The other option that energizes many Democrats would be for Harris to take the bold, historic option of selecting another woman: Whitmer. That would be a greater gamble, but a possible model would be 1992, when Bill Clinton chose Al Gore as his running mate; Gore was, like him, a centrist Baby Boomer southerner—rather than an older D.C. hand. “I love Josh Shapiro and I think he would be a great VP candidate, but I would double down” with Whitmer, Mikus told me. “I don’t think you have to go with a moderate white guy. I think you can be bold [with a pick] that electrifies your base.” I heard similar views from several consultants.
Until yesterday, Democrats were so despondent that the prospect of an electrified campaign seemed remote. That’s all changed. Many Democrats now believe they have a chance to reawaken what they call the “anti-MAGA majority” of voters who showed up for elections in 2018, 2020, and 2022. In the nearly two years since the midterm elections, that coalition has fractured under the weight of discontent about inflation and the border, as well as doubts about Biden’s capacity.
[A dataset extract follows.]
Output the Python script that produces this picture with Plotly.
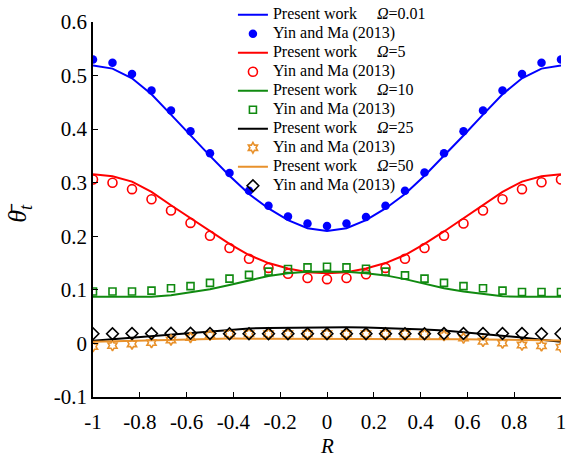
import plotly.graph_objects as go

# ---- data ----
R = [-1.0, -0.9167, -0.8333, -0.75, -0.6667, -0.5833, -0.5, -0.4167, -0.3333, -0.25, -0.1667, -0.0833,
     0.0, 0.0833, 0.1667, 0.25, 0.3333, 0.4167, 0.5, 0.5833, 0.6667, 0.75, 0.8333, 0.9167, 1.0]

pw_001 = [0.519, 0.513, 0.495, 0.465, 0.427, 0.388, 0.350, 0.313, 0.279, 0.252, 0.230, 0.215,
          0.210, 0.215, 0.230, 0.252, 0.279, 0.313, 0.350, 0.388, 0.427, 0.465, 0.495, 0.513, 0.519]
ym_001 = [0.530, 0.524, 0.503, 0.472, 0.435, 0.396, 0.355, 0.318, 0.285, 0.257, 0.237, 0.224,
          0.219, 0.224, 0.236, 0.257, 0.285, 0.319, 0.355, 0.396, 0.435, 0.472, 0.503, 0.524, 0.530]

pw_5 = [0.316, 0.312, 0.302, 0.283, 0.258, 0.234, 0.209, 0.186, 0.165, 0.150, 0.140, 0.133,
        0.131, 0.133, 0.140, 0.150, 0.165, 0.186, 0.209, 0.234, 0.258, 0.283, 0.302, 0.312, 0.316]
ym_5 = [0.306, 0.300, 0.288, 0.269, 0.248, 0.225, 0.201, 0.178, 0.158, 0.141, 0.130, 0.122,
        0.120, 0.122, 0.129, 0.141, 0.158, 0.178, 0.201, 0.224, 0.248, 0.269, 0.288, 0.301, 0.306]

pw_10 = [0.087, 0.087, 0.086, 0.087, 0.090, 0.095, 0.101, 0.109, 0.118, 0.126, 0.131, 0.134,
         0.134, 0.134, 0.131, 0.127, 0.120, 0.111, 0.103, 0.097, 0.092, 0.088, 0.087, 0.087, 0.087]
ym_10 = [0.097, 0.097, 0.097, 0.0985, 0.103, 0.107, 0.113, 0.121, 0.128, 0.134, 0.139, 0.142,
         0.143, 0.142, 0.1395, 0.134, 0.127, 0.121, 0.113, 0.107, 0.103, 0.0985, 0.096, 0.096, 0.096]

pw_25 = [0.005, 0.008, 0.011, 0.0135, 0.017, 0.020, 0.023, 0.026, 0.028, 0.029, 0.0295, 0.030,
         0.030, 0.030, 0.0298, 0.029, 0.028, 0.026, 0.024, 0.021, 0.018, 0.015, 0.011, 0.007, 0.003]
ym_star = [-0.006, -0.004, -0.001, 0.0015, 0.0065, 0.011, 0.0155, 0.018, 0.018, 0.018, 0.018, 0.018,
           0.018, 0.018, 0.018, 0.018, 0.018, 0.017, 0.0145, 0.010, 0.004, 0.0005, -0.003, -0.0045, -0.007]

pw_50 = [0.003, 0.004, 0.005, 0.006, 0.0075, 0.008, 0.0085, 0.009, 0.009, 0.009, 0.009, 0.009,
         0.009, 0.009, 0.009, 0.009, 0.009, 0.009, 0.0085, 0.008, 0.0075, 0.007, 0.0065, 0.006, 0.0055]
ym_diamond = [0.018, 0.018, 0.0185, 0.0185, 0.019, 0.019, 0.0185, 0.018, 0.018, 0.018, 0.018, 0.018,
              0.018, 0.018, 0.018, 0.018, 0.018, 0.018, 0.0185, 0.0185, 0.0185, 0.0185, 0.0185, 0.018, 0.018]

x_tickvals = [-1, -0.8, -0.6, -0.4, -0.2, 0, 0.2, 0.4, 0.6, 0.8, 1]
x_ticktext = ["-1", "-0.8", "-0.6", "-0.4", "-0.2", "0", "0.2", "0.4", "0.6", "0.8", "1"]
y_tickvals = [-0.1, 0, 0.1, 0.2, 0.3, 0.4, 0.5, 0.6]
y_ticktext = ["-0.1", "0", "0.1", "0.2", "0.3", "0.4", "0.5", "0.6"]

BLUE = "#0000FF"
RED = "#FF0000"
GREEN = "#108A10"
BLACK = "#000000"
ORANGE = "#E8912B"
FONT = "Liberation Serif"
GAP = "\u00a0" * 5
SPAN = '<span style="font-size:16px">{}</span>'

fig = go.Figure()

def line(y, color, label):
    fig.add_trace(go.Scatter(x=R, y=y, mode="lines", line=dict(color=color, width=2),
                             name=SPAN.format("Present work" + GAP + label)))

def pts(y, color, symbol, size, lw=1.6):
    fig.add_trace(go.Scatter(x=R, y=y, mode="markers", name=SPAN.format("Yin and Ma (2013)"),
                             marker=dict(color=color, symbol=symbol, size=size,
                                         line=dict(color=color, width=lw))))

line(pw_001, BLUE, "<i>Ω</i>=0.01")
pts(ym_001, BLUE, "circle", 8.5, 0)
line(pw_5, RED, "<i>Ω</i>=5")
pts(ym_5, RED, "circle-open", 9)
line(pw_10, GREEN, "<i>Ω</i>=10")
pts(ym_10, GREEN, "square-open", 7)
line(pw_25, BLACK, "<i>Ω</i>=25")
pts(ym_star, ORANGE, "hexagram-open", 8)
line(pw_50, ORANGE, "<i>Ω</i>=50")
pts(ym_diamond, BLACK, "diamond-open", 9)

fig.update_layout(
    width=566, height=459,
    margin=dict(l=93, r=0, t=22, b=62),
    paper_bgcolor="white", plot_bgcolor="white",
    font=dict(family=FONT, color="black", size=21),
    showlegend=True,
    legend=dict(x=0.299, y=1.058, xanchor="left", yanchor="top",
                bgcolor="rgba(0,0,0,0)", borderwidth=0, maxheight=459,
                font=dict(family=FONT, size=12, color="black"),
                tracegroupgap=0, itemwidth=30),
    xaxis=dict(range=[-1, 1], tickvals=x_tickvals, ticktext=x_ticktext,
               showline=True, linecolor="black", linewidth=1.5, mirror=False,
               ticks="inside", ticklen=5, tickwidth=1.2, tickcolor="black",
               showgrid=False, zeroline=False, ticklabeloverflow="allow",
               ticklabelstandoff=5,
               tickfont=dict(family=FONT, size=21, color="black")),
    yaxis=dict(range=[-0.1, 0.6], tickvals=y_tickvals, ticktext=y_ticktext,
               showline=True, linecolor="black", linewidth=1.5, mirror=False,
               ticks="inside", ticklen=5, tickwidth=1.2, tickcolor="black",
               showgrid=False, zeroline=False,
               tickfont=dict(family=FONT, size=21, color="black")),
    annotations=[
        dict(text="<i>R</i>", xref="paper", yref="paper", x=0.499, y=-0.1307,
             xanchor="center", yanchor="middle", showarrow=False, borderpad=0,
             font=dict(family=FONT, size=21, color="black")),
        dict(text="<i>θ\u0304</i><sub><i>t</i></sub>", xref="paper", yref="paper",
             x=-0.157, y=0.49, xanchor="center", yanchor="middle", showarrow=False,
             textangle=-90, font=dict(family=FONT, size=26, color="black")),
    ],
)

fig.write_html("out.html")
Demographic and cultural changes are remaking America—creating a political moment that has cultivated the conditions for a Democratic “coalition of transformation,” as I’ve called it, centered on the younger, nonwhite, and female voters who are most comfortable with this new America. A Catholic white man born during World War II, Biden was always an improbable leader for such a coalition. Harris can not only articulate the values of such an alliance, but also embody them in a powerful way.
If Harris becomes the nominee, she must prove she can inspire this coalition to go to the polls in numbers big enough to stop a highly motivated MAGA-Republican movement. A Trump victory would herald a very different, far darker transformation of American life.